# STATED PROBLEM
Repeat exactly each line of the data provided below.

[Some records]

————————

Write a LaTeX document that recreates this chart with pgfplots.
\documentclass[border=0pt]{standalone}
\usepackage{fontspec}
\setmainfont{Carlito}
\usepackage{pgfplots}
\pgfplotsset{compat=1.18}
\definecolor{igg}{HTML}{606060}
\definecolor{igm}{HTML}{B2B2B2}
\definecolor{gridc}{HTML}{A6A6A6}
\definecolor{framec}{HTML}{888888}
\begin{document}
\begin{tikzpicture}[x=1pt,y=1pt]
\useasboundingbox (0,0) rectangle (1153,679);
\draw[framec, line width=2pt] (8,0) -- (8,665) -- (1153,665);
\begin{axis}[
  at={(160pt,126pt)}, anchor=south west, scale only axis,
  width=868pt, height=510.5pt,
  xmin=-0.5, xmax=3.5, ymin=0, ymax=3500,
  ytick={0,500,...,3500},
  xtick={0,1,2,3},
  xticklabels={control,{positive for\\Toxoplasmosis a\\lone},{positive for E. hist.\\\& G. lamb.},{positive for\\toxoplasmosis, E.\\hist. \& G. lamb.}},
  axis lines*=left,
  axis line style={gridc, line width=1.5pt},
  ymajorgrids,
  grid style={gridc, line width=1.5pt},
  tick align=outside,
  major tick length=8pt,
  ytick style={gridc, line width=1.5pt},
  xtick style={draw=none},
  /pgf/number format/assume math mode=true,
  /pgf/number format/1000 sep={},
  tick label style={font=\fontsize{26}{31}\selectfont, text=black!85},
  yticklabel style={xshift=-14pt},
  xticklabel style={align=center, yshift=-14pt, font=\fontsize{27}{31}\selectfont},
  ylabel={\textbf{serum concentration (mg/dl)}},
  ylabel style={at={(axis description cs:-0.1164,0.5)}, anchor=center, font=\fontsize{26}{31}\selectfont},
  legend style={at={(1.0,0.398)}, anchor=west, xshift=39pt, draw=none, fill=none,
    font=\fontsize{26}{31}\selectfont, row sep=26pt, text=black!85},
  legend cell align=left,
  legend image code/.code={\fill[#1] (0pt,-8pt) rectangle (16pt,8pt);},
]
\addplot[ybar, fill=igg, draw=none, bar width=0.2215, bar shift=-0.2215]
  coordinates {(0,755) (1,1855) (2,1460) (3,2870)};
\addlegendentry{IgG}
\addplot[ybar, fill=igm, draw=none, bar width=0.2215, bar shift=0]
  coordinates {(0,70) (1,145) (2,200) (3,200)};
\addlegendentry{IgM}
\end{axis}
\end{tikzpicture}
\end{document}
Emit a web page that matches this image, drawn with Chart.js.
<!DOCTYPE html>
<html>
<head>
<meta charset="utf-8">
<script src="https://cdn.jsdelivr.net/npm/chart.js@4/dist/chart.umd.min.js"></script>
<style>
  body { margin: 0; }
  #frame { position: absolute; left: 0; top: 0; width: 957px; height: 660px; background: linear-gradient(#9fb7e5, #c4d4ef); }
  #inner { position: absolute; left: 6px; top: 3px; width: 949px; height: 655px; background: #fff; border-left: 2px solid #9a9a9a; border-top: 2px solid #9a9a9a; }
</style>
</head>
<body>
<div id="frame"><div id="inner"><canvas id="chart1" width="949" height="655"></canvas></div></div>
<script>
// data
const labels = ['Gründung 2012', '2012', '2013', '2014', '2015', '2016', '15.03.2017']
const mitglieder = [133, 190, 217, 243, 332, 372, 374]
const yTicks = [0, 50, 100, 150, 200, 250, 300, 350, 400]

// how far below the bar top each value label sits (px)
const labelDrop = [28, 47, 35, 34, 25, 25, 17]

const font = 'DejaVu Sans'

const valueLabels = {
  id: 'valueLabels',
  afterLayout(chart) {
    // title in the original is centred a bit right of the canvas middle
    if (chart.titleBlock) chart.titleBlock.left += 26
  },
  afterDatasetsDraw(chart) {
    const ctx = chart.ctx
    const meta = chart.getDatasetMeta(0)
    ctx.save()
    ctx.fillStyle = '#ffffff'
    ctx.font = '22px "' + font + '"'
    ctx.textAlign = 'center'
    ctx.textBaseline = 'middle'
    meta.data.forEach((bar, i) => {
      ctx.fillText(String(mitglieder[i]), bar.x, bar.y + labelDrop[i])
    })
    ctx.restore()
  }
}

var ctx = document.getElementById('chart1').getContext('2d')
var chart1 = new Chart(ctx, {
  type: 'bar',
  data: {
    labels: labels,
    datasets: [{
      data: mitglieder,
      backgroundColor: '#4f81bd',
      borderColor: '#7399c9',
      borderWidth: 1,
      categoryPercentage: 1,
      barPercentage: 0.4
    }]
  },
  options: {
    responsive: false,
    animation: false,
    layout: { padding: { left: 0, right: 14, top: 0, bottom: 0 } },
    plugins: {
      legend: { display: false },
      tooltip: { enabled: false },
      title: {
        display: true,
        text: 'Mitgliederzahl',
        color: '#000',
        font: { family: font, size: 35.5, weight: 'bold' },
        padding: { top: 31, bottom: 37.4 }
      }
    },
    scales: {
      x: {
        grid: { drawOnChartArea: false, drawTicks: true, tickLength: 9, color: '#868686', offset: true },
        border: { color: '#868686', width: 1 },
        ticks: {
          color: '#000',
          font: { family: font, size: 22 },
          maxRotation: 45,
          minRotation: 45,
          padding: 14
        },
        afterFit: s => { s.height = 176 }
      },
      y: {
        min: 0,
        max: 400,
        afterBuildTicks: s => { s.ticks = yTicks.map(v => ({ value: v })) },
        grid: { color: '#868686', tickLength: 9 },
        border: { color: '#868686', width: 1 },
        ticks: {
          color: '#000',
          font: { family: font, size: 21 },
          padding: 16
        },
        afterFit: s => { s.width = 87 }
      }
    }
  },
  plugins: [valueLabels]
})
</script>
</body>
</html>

————————

# OUTPUT BELOW
Write a LaTeX document that recreates this chart with pgfplots.
\documentclass[border=0pt]{standalone}
\usepackage{fontspec}
\setmainfont{Carlito}
\usepackage{pgfplots}
\pgfplotsset{compat=1.18}
\definecolor{igg}{HTML}{606060}
\definecolor{igm}{HTML}{B2B2B2}
\definecolor{gridc}{HTML}{A6A6A6}
\definecolor{framec}{HTML}{888888}
\begin{document}
\begin{tikzpicture}[x=1pt,y=1pt]
\useasboundingbox (0,0) rectangle (1153,679);
\draw[framec, line width=2pt] (8,0) -- (8,665) -- (1153,665);
\begin{axis}[
  at={(160pt,126pt)}, anchor=south west, scale only axis,
  width=868pt, height=510.5pt,
  xmin=-0.5, xmax=3.5, ymin=0, ymax=3500,
  ytick={0,500,...,3500},
  xtick={0,1,2,3},
  xticklabels={control,{positive for\\Toxoplasmosis a\\lone},{positive for E. hist.\\\& G. lamb.},{positive for\\toxoplasmosis, E.\\hist. \& G. lamb.}},
  axis lines*=left,
  axis line style={gridc, line width=1.5pt},
  ymajorgrids,
  grid style={gridc, line width=1.5pt},
  tick align=outside,
  major tick length=8pt,
  ytick style={gridc, line width=1.5pt},
  xtick style={draw=none},
  /pgf/number format/assume math mode=true,
  /pgf/number format/1000 sep={},
  tick label style={font=\fontsize{26}{31}\selectfont, text=black!85},
  yticklabel style={xshift=-14pt},
  xticklabel style={align=center, yshift=-14pt, font=\fontsize{27}{31}\selectfont},
  ylabel={\textbf{serum concentration (mg/dl)}},
  ylabel style={at={(axis description cs:-0.1164,0.5)}, anchor=center, font=\fontsize{26}{31}\selectfont},
  legend style={at={(1.0,0.398)}, anchor=west, xshift=39pt, draw=none, fill=none,
    font=\fontsize{26}{31}\selectfont, row sep=26pt, text=black!85},
  legend cell align=left,
  legend image code/.code={\fill[#1] (0pt,-8pt) rectangle (16pt,8pt);},
]
\addplot[ybar, fill=igg, draw=none, bar width=0.2215, bar shift=-0.2215]
  coordinates {(0,755) (1,1855) (2,1460) (3,2870)};
\addlegendentry{IgG}
\addplot[ybar, fill=igm, draw=none, bar width=0.2215, bar shift=0]
  coordinates {(0,70) (1,145) (2,200) (3,200)};
\addlegendentry{IgM}
\end{axis}
\end{tikzpicture}
\end{document}
Emit a web page that matches this image, drawn with Chart.js.
<!DOCTYPE html>
<html>
<head>
<meta charset="utf-8">
<script src="https://cdn.jsdelivr.net/npm/chart.js@4/dist/chart.umd.min.js"></script>
<style>
  body { margin: 0; }
  #frame { position: absolute; left: 0; top: 0; width: 957px; height: 660px; background: linear-gradient(#9fb7e5, #c4d4ef); }
  #inner { position: absolute; left: 6px; top: 3px; width: 949px; height: 655px; background: #fff; border-left: 2px solid #9a9a9a; border-top: 2px solid #9a9a9a; }
</style>
</head>
<body>
<div id="frame"><div id="inner"><canvas id="chart1" width="949" height="655"></canvas></div></div>
<script>
// data
const labels = ['Gründung 2012', '2012', '2013', '2014', '2015', '2016', '15.03.2017']
const mitglieder = [133, 190, 217, 243, 332, 372, 374]
const yTicks = [0, 50, 100, 150, 200, 250, 300, 350, 400]

// how far below the bar top each value label sits (px)
const labelDrop = [28, 47, 35, 34, 25, 25, 17]

const font = 'DejaVu Sans'

const valueLabels = {
  id: 'valueLabels',
  afterLayout(chart) {
    // title in the original is centred a bit right of the canvas middle
    if (chart.titleBlock) chart.titleBlock.left += 26
  },
  afterDatasetsDraw(chart) {
    const ctx = chart.ctx
    const meta = chart.getDatasetMeta(0)
    ctx.save()
    ctx.fillStyle = '#ffffff'
    ctx.font = '22px "' + font + '"'
    ctx.textAlign = 'center'
    ctx.textBaseline = 'middle'
    meta.data.forEach((bar, i) => {
      ctx.fillText(String(mitglieder[i]), bar.x, bar.y + labelDrop[i])
    })
    ctx.restore()
  }
}

var ctx = document.getElementById('chart1').getContext('2d')
var chart1 = new Chart(ctx, {
  type: 'bar',
  data: {
    labels: labels,
    datasets: [{
      data: mitglieder,
      backgroundColor: '#4f81bd',
      borderColor: '#7399c9',
      borderWidth: 1,
      categoryPercentage: 1,
      barPercentage: 0.4
    }]
  },
  options: {
    responsive: false,
    animation: false,
    layout: { padding: { left: 0, right: 14, top: 0, bottom: 0 } },
    plugins: {
      legend: { display: false },
      tooltip: { enabled: false },
      title: {
        display: true,
        text: 'Mitgliederzahl',
        color: '#000',
        font: { family: font, size: 35.5, weight: 'bold' },
        padding: { top: 31, bottom: 37.4 }
      }
    },
    scales: {
      x: {
        grid: { drawOnChartArea: false, drawTicks: true, tickLength: 9, color: '#868686', offset: true },
        border: { color: '#868686', width: 1 },
        ticks: {
          color: '#000',
          font: { family: font, size: 22 },
          maxRotation: 45,
          minRotation: 45,
          padding: 14
        },
        afterFit: s => { s.height = 176 }
      },
      y: {
        min: 0,
        max: 400,
        afterBuildTicks: s => { s.ticks = yTicks.map(v => ({ value: v })) },
        grid: { color: '#868686', tickLength: 9 },
        border: { color: '#868686', width: 1 },
        ticks: {
          color: '#000',
          font: { family: font, size: 21 },
          padding: 16
        },
        afterFit: s => { s.width = 87 }
      }
    }
  },
  plugins: [valueLabels]
})
</script>
</body>
</html>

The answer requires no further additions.